▶ _Directive_
The lines below are to be quoted exactly, from the first through the one that contains "const loads = [300, 400, 500, 600];".

▶ _Dataset excerpt_
::::::

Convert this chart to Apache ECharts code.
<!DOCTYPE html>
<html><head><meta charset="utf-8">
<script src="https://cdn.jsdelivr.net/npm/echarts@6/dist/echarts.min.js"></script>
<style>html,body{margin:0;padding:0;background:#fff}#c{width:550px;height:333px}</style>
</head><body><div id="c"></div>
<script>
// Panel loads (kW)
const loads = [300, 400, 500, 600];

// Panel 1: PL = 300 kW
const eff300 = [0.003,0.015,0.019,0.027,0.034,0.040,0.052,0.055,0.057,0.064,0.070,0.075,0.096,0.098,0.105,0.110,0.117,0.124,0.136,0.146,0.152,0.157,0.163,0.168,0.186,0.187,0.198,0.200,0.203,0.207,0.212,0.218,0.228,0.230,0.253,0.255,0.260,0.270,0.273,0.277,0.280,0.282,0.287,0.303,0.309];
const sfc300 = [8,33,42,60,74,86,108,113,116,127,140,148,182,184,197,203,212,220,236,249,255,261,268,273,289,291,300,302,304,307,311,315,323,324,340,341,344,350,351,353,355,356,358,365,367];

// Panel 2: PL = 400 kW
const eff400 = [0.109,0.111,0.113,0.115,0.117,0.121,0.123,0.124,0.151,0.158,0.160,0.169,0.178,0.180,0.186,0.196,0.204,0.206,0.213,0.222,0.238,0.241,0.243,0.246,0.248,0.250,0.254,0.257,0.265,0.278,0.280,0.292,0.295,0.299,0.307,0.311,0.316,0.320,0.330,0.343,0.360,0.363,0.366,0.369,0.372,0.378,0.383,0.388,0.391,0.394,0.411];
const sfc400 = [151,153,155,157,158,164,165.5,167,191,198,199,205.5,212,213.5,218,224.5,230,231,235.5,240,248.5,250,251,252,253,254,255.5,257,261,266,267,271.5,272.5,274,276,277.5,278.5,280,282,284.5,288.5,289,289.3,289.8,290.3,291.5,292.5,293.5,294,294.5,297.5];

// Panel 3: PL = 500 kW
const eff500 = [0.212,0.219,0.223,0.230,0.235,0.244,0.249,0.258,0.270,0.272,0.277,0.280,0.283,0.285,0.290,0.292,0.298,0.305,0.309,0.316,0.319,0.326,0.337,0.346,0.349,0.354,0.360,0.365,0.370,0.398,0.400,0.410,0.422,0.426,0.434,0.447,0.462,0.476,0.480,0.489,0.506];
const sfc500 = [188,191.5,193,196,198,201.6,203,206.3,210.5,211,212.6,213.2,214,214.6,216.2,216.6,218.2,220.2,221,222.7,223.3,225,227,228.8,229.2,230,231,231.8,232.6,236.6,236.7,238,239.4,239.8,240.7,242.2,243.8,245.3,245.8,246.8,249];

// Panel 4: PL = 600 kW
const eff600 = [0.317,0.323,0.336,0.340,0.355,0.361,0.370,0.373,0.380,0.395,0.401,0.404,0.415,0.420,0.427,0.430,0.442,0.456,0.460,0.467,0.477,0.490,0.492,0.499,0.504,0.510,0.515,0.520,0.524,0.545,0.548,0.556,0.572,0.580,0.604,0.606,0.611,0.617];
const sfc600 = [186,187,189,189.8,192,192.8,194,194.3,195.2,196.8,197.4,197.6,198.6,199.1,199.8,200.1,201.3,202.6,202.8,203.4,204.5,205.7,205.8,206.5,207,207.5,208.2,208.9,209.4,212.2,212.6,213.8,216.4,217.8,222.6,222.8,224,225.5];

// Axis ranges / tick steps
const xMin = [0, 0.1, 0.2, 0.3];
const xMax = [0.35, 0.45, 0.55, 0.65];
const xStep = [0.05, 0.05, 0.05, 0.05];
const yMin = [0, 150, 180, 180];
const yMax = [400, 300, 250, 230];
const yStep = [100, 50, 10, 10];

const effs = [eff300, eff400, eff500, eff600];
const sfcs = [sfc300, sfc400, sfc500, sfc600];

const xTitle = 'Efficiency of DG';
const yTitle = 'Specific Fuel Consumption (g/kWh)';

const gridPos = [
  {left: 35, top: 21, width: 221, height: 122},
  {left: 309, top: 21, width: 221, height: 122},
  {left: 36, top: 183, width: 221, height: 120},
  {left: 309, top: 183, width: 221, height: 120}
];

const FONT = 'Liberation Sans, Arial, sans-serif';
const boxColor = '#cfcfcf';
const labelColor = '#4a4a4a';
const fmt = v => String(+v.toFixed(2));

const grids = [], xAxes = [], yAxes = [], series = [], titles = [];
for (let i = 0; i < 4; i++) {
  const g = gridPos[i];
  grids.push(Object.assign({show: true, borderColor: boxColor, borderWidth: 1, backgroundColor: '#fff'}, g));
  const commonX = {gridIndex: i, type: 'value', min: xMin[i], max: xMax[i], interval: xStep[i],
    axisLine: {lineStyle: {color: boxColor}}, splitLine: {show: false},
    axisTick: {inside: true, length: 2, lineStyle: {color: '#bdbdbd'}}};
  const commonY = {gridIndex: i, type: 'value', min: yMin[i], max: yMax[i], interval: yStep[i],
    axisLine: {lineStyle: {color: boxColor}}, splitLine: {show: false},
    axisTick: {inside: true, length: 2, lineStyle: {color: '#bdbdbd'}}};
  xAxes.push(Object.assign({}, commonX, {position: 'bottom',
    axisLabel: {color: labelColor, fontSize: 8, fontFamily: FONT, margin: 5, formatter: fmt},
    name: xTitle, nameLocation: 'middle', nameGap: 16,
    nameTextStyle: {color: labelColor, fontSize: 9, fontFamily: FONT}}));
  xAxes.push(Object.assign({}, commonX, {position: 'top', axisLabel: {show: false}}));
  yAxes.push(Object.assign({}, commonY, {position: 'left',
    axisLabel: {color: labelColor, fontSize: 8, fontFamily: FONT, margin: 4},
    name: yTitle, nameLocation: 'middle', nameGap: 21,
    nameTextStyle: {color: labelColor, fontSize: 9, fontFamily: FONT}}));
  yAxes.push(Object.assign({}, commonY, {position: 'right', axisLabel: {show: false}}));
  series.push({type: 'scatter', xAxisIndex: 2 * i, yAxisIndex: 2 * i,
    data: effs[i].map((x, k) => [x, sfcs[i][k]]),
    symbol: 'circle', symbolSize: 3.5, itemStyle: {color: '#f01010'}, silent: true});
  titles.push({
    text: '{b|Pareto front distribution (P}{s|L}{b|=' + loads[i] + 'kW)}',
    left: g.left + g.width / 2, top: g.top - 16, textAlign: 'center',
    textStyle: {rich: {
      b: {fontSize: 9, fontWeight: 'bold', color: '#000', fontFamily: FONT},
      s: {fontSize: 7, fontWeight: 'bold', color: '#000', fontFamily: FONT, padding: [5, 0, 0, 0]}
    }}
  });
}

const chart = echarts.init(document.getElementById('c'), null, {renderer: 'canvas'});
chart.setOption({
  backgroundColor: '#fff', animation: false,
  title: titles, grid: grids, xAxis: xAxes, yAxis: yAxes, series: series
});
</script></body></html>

::::::

▶ _The output_
Convert this chart to Apache ECharts code.
<!DOCTYPE html>
<html><head><meta charset="utf-8">
<script src="https://cdn.jsdelivr.net/npm/echarts@6/dist/echarts.min.js"></script>
<style>html,body{margin:0;padding:0;background:#fff}#c{width:550px;height:333px}</style>
</head><body><div id="c"></div>
<script>
// Panel loads (kW)
const loads = [300, 400, 500, 600];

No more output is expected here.